We are pleased to present an exhibition of work by celebrated Indian artist Sohan Qadri, one of the few modern painters of note deeply engaged with spirituality, in our newly renovated and expanded Chelsea gallery. This is the first solo exhibition of the artist’s work since his death in 2011 and a rare opportunity to see some of his early oils on canvas alongside a selection of vibrantly color-saturated works on paper. This exhibition also includes one of only a handful of ultra large-scale paintings by the artist.
Born in Chachoki, Punjab, India, in 1932, Sohan Qadri was a poet, painter and Tantric yogi. He is perhaps best known for his luminous, dye-infused works on heavy paper, which explore the notion of emptiness or voids. Relying on a language of orifices and elongated paths or lines, Qadri abandoned representation in search of transcendence. He was particularly inspired by Vajrayana or Tantric Buddhism, which emphasizes the notion of sunyata or emptiness. Qadri’s minimalist compositions on paper are symbolic of this empty space or void from which seeds—the punctures—arise. The seeds are primordial symbols representing the self in the universe, the notion of creation, and a sexual union.

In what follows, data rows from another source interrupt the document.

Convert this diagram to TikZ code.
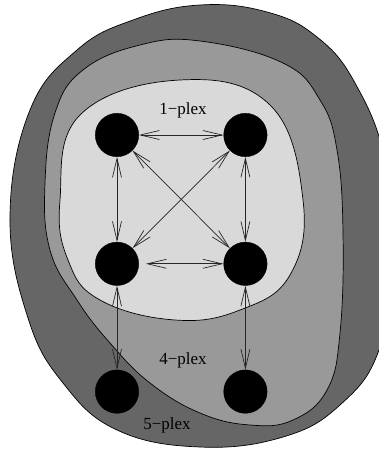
\documentclass[tikz,border=0pt]{standalone}
\usepackage{fontspec}
\setmainfont{Liberation Serif}
\usetikzlibrary{arrows.meta, positioning}

\begin{document}
\begin{tikzpicture}[
  x=1pt, y=-1pt,
  node distance=85pt and 84.6pt,
  every node/.style={font=\fontsize{17}{20}\selectfont},
  vertex/.style={circle, fill=black, draw=black, inner sep=0pt, minimum size=43.4pt},
  region/.style={draw=black, line width=0.7pt},
  arrow/.style={{Straight Barb[length=19pt, width=9pt]}-{Straight Barb[length=19pt, width=9pt]},
                line width=0.7pt, black!85}
]
  \useasboundingbox (0,0) rectangle (379,449);
  \clip (0,0) rectangle (379,449);

  % Nested plex regions (outermost first)
  \draw[region, fill=black!60] plot[smooth cycle, tension=0.7] coordinates {
    (10,217) (30,110) (77,50) (133,20) (200,5) (267,12) (317,37) (355,83)
    (385,160) (392,260) (379,350) (340,405) (283,437) (200,447) (117,430)
    (63,383) (28,318)};
  \draw[region, fill=black!40] plot[smooth cycle, tension=0.7] coordinates {
    (45,183) (55,113) (83,70) (140,45) (200,41) (283,63) (320,100) (337,150)
    (343,233) (340,333) (327,390) (293,420) (250,425) (200,413) (150,383)
    (110,343) (77,300) (50,250)};
  \draw[region, fill=black!15] plot[smooth cycle, tension=0.7] coordinates {
    (60,200) (80,115) (180,80) (270,105) (303,200) (290,275)
    (240,310) (175,320) (100,300) (68,260)};

  % Vertices
  \node[vertex] (a) at (117,135) {};
  \node[vertex, right=of a] (b) {};
  \node[vertex, below=of a] (c) {};
  \node[vertex, below=of b] (d) {};
  \node[vertex, below=84pt of c] (e) {};
  \node[vertex, below=84pt of d] (f) {};

  % Labels
  \node at (183,110) {1−plex};
  \node at (183,360) {4−plex};
  \node at (167,425) {5−plex};

  % Edges
  \draw[arrow] (a) -- (b);
  \draw[arrow, shorten <=7pt] (c) -- (d);
  \draw[arrow] (a) -- (c);
  \draw[arrow] (b) -- (d);
  \draw[arrow] (a) -- (d);
  \draw[arrow] (b) -- (c);
  \draw[arrow] (c) -- (e);
  \draw[arrow] (d) -- (f);
\end{tikzpicture}
\end{document}
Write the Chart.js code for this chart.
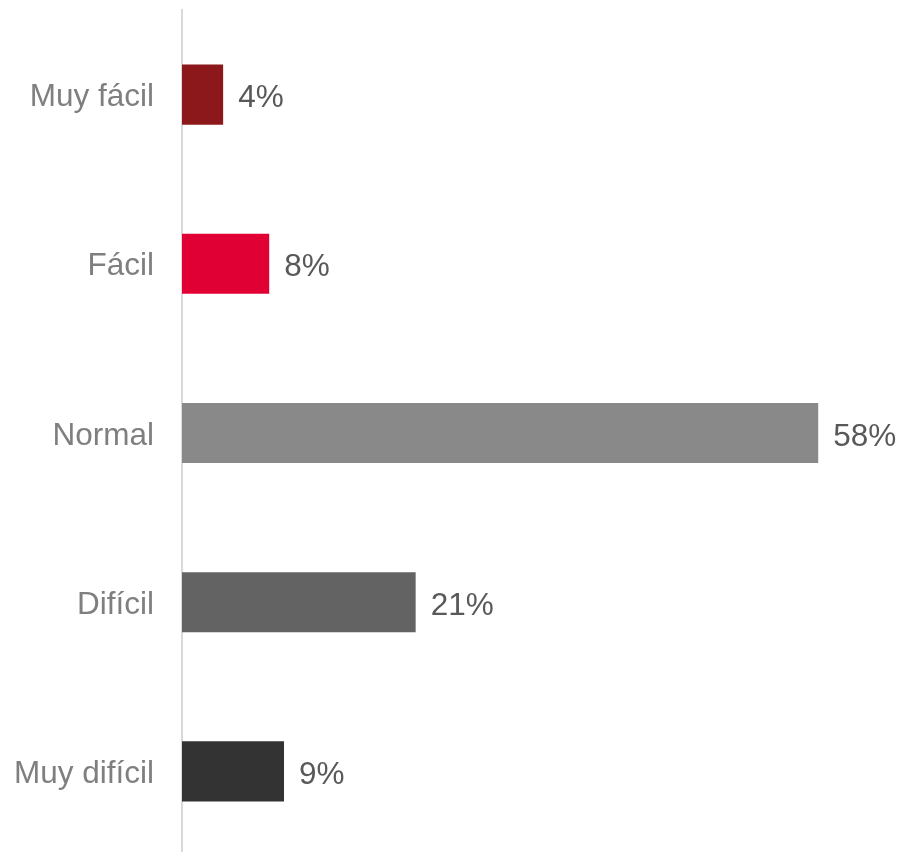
<!DOCTYPE html>
<html>
<head>
<meta charset="utf-8">
<script src="https://cdn.jsdelivr.net/npm/chart.js@4"></script>
<style>
  html, body { margin: 0; padding: 0; background: #fff; overflow: hidden; }
  #wrap { width: 901px; height: 856px; }
</style>
</head>
<body>
<div id="wrap"><canvas id="grafico" width="901" height="856"></canvas></div>
<script>
const categorias = ['Muy fácil', 'Fácil', 'Normal', 'Difícil', 'Muy difícil'];
const valores = [3.75, 7.95, 58, 21.3, 9.3];
const colores = ['#8C181B', '#E00034', '#898989', '#636363', '#333333'];

// etiquetas de valor a la derecha de cada barra
const etiquetas = {
    id: 'etiquetas',
    afterDatasetsDraw(chart) {
        const ctx = chart.ctx;
        const meta = chart.getDatasetMeta(0);
        ctx.save();
        ctx.font = '31.5px "Liberation Sans", Arial, sans-serif';
        ctx.fillStyle = '#595959';
        ctx.textAlign = 'left';
        ctx.textBaseline = 'middle';
        meta.data.forEach((bar, i) => {
            ctx.fillText(Math.round(valores[i]) + '%', bar.x + 15, bar.y + 4);
        });
        ctx.restore();
    }
};

const ctx = document.getElementById('grafico').getContext('2d');
new Chart(ctx, {
    type: 'bar',
    data: {
        labels: categorias,
        datasets: [{
            data: valores,
            backgroundColor: colores,
            borderWidth: 0,
            categoryPercentage: 1,
            barPercentage: 0.355
        }]
    },
    options: {
        indexAxis: 'y',
        responsive: false,
        animation: false,
        layout: { padding: { top: 10, right: 6, bottom: 0, left: 0 } },
        plugins: {
            legend: { display: false },
            tooltip: { enabled: false }
        },
        scales: {
            x: {
                display: false,
                min: 0,
                max: 65
            },
            y: {
                afterFit(scale) {
                    scale.width = 182;
                    scale.paddingTop = 0;
                    scale.paddingBottom = 0;
                },
                grid: { display: false, drawTicks: false },
                border: { display: true, color: '#D9D9D9', width: 2 },
                ticks: {
                    padding: 28,
                    labelOffset: 3,
                    color: '#7F7F7F',
                    font: { family: '"Liberation Sans", Arial, sans-serif', size: 31.5 }
                }
            }
        }
    },
    plugins: [etiquetas]
});
</script>
</body>
</html>
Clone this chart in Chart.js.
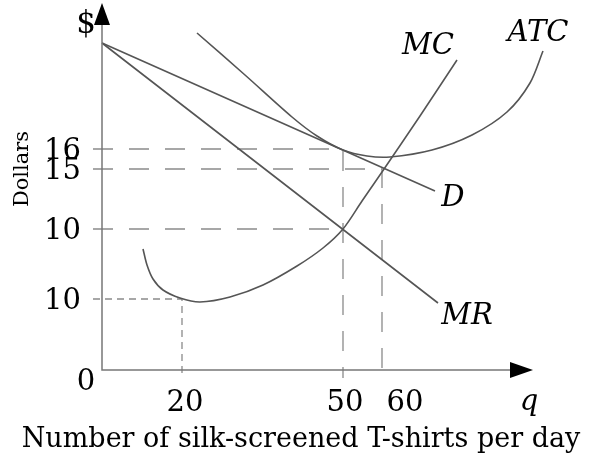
<!DOCTYPE html>
<html>
<head>
<meta charset="utf-8">
<script src="https://cdn.jsdelivr.net/npm/chart.js@4.4.1/dist/chart.umd.min.js"></script>
<style>
  html, body { margin: 0; padding: 0; background: #fff; }
  #grafico { display: block; }
</style>
</head>
<body>
<canvas id="grafico" width="592" height="461"></canvas>
<script>
// the diagram is not drawn to scale: x and y are "diagram units"
// (distance right of the $ axis / above the q axis)
const qTicks = [80, 241, 280];
const qLabels = ['20', '50', '60'];
const priceTicks = [221, 201, 141, 71];
const priceLabels = ['16', '15', '10', '10'];

const demand = [[0, 327], [333, 179]];
const marginalRevenue = [[0, 327], [336, 67]];
const marginalCost = [[41, 121], [45, 105], [51, 91], [61, 80], [78, 72], [98, 68], [128, 73],
  [161, 85], [195, 104], [221, 122], [241, 141], [260, 169], [280, 198], [318, 254], [355, 310]];
const averageTotalCost = [[95, 337], [143, 295], [190, 253], [215, 234], [241, 220], [265, 214],
  [288, 213], [330, 220], [370, 235], [405, 258], [428, 287], [441, 319]];

(function(){
	const SERIF = '"DejaVu Serif", "Liberation Serif", serif';
	const LINE = '#555';
	const GUIDE = '#8a8a8a';

	function pts(arr){ return arr.map(p => ({ x: p[0], y: p[1] })); }

	function curve(data, label){
		return { label: label, data: pts(data), showLine: true, borderColor: LINE, borderWidth: 1.6,
			pointRadius: 0, tension: 0.3, clip: false };
	}
	function guide(data, dash){
		return { data: pts(data), showLine: true, borderColor: GUIDE, borderWidth: 1.3,
			borderDash: dash, pointRadius: 0, tension: 0, clip: false };
	}

	// dashed guides from the price levels to the quantities
	const guides = [
		guide([[-9, priceTicks[0]], [qTicks[1], priceTicks[0]], [qTicks[1], -8]], [20, 16]),
		guide([[-9, priceTicks[1]], [qTicks[2], priceTicks[1]], [qTicks[2], -8]], [20, 16]),
		guide([[-9, priceTicks[2]], [qTicks[1], priceTicks[2]]], [20, 16]),
		guide([[-9, priceTicks[3]], [qTicks[0], priceTicks[3]], [qTicks[0], -8]], [7, 5])
	];

	const labelsPlugin = {
		id: 'diagram',
		afterDraw(chart){
			const ctx = chart.ctx;
			const xs = chart.scales.x, ys = chart.scales.y;
			const ox = xs.getPixelForValue(0), oy = ys.getPixelForValue(0);
			ctx.save();
			// axes
			ctx.strokeStyle = '#777';
			ctx.lineWidth = 1.5;
			ctx.beginPath();
			ctx.moveTo(ox, 22); ctx.lineTo(ox, oy);
			ctx.lineTo(512, oy);
			ctx.stroke();
			ctx.fillStyle = '#000';
			ctx.beginPath();
			ctx.moveTo(ox, 3); ctx.lineTo(ox - 8, 25); ctx.lineTo(ox + 8, 25); ctx.closePath();
			ctx.fill();
			ctx.beginPath();
			ctx.moveTo(533, oy); ctx.lineTo(510, oy - 8); ctx.lineTo(510, oy + 8); ctx.closePath();
			ctx.fill();

			// tick labels
			ctx.font = '29px ' + SERIF;
			ctx.textBaseline = 'middle';
			ctx.textAlign = 'right';
			priceTicks.forEach((v, i) => ctx.fillText(priceLabels[i], 81, ys.getPixelForValue(v) + 2));
			ctx.textAlign = 'center';
			const shift = [3, 2, 23];
			qTicks.forEach((v, i) => ctx.fillText(qLabels[i], xs.getPixelForValue(v) + shift[i], 403));
			ctx.fillText('0', ox - 16, oy + 12);
			ctx.font = '31px ' + SERIF;
			ctx.fillText('$', 86, 25);

			// curve names
			ctx.font = 'italic 29px ' + SERIF;
			ctx.fillText('MC', 428, 46);
			ctx.fillText('ATC', 538, 33);
			ctx.fillText('D', 453, 198);
			ctx.fillText('MR', 467, 316);
			ctx.fillText('q', 529, 402);

			// axis titles
			ctx.font = '27px ' + SERIF;
			ctx.fillText('Number of silk-screened T-shirts per day', 301, 440);
			ctx.save();
			ctx.translate(23, 169);
			ctx.rotate(-Math.PI / 2);
			ctx.font = '21px ' + SERIF;
			ctx.fillText('Dollars', 0, 0);
			ctx.restore();
			ctx.restore();
		}
	};

	function creaGrafico(){
		const canvas = document.getElementById('grafico');
		return new Chart(canvas.getContext('2d'), {
			type: 'scatter',
			data: {
				datasets: [
					curve(demand, 'D'),
					curve(marginalRevenue, 'MR'),
					curve(marginalCost, 'MC'),
					curve(averageTotalCost, 'ATC')
				].concat(guides)
			},
			options: {
				responsive: false,
				animation: false,
				devicePixelRatio: 1,
				layout: { padding: { left: 102, right: 20, top: 3, bottom: 91 } },
				scales: {
					x: { type: 'linear', min: 0, max: 470, display: false },
					y: { type: 'linear', min: 0, max: 367, display: false }
				},
				plugins: { legend: { display: false }, tooltip: { enabled: false } }
			},
			plugins: [labelsPlugin]
		});
	}

	creaGrafico();
})();
</script>
</body>
</html>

To begin his process, Qadri would bathe thick intaglio paper in acid-free water. Once it was swollen with liquid, he would rhythmically score the surface with various gouging and cutting tools, carving in stages while applying inks and dyes. Imbued with vibrant hues, the serrated surfaces possess a strong sense of energy and rhythm. In the artist’s hands, the very nature of paper was transformed from a flat, two-dimensional surface into a three-dimensional medium. Qadri was initiated into yogic practice at age seven. In 1965, he left India and began a series of travels that took him to East Africa, North America and Europe. He eventually set up a studio in Zurich before settling in Copenhagen where he lived for forty years. He has participated in numerous group and solo exhibitions across the United States, Europe, Asia and Africa, including, most notably, in Frontiers Reimagined, a Collateral Event of the Venice Biennale in 2015.
Sohan Qadri’s works are in the collections of the British Museum, London; the Peabody Essex Museum, Massachusetts; the Rubin Museum of Art, New York; the National Gallery of Modern Art, New Delhi; the Los Angeles County Museum of Art; the Royal Ontario Museum, Toronto; as well as the private collections of Cirque du Soleil, Heinrich Böll and Dr. Robert Thurman. In 2011, Skira Editore published the monograph Sohan Qadri: The Seer.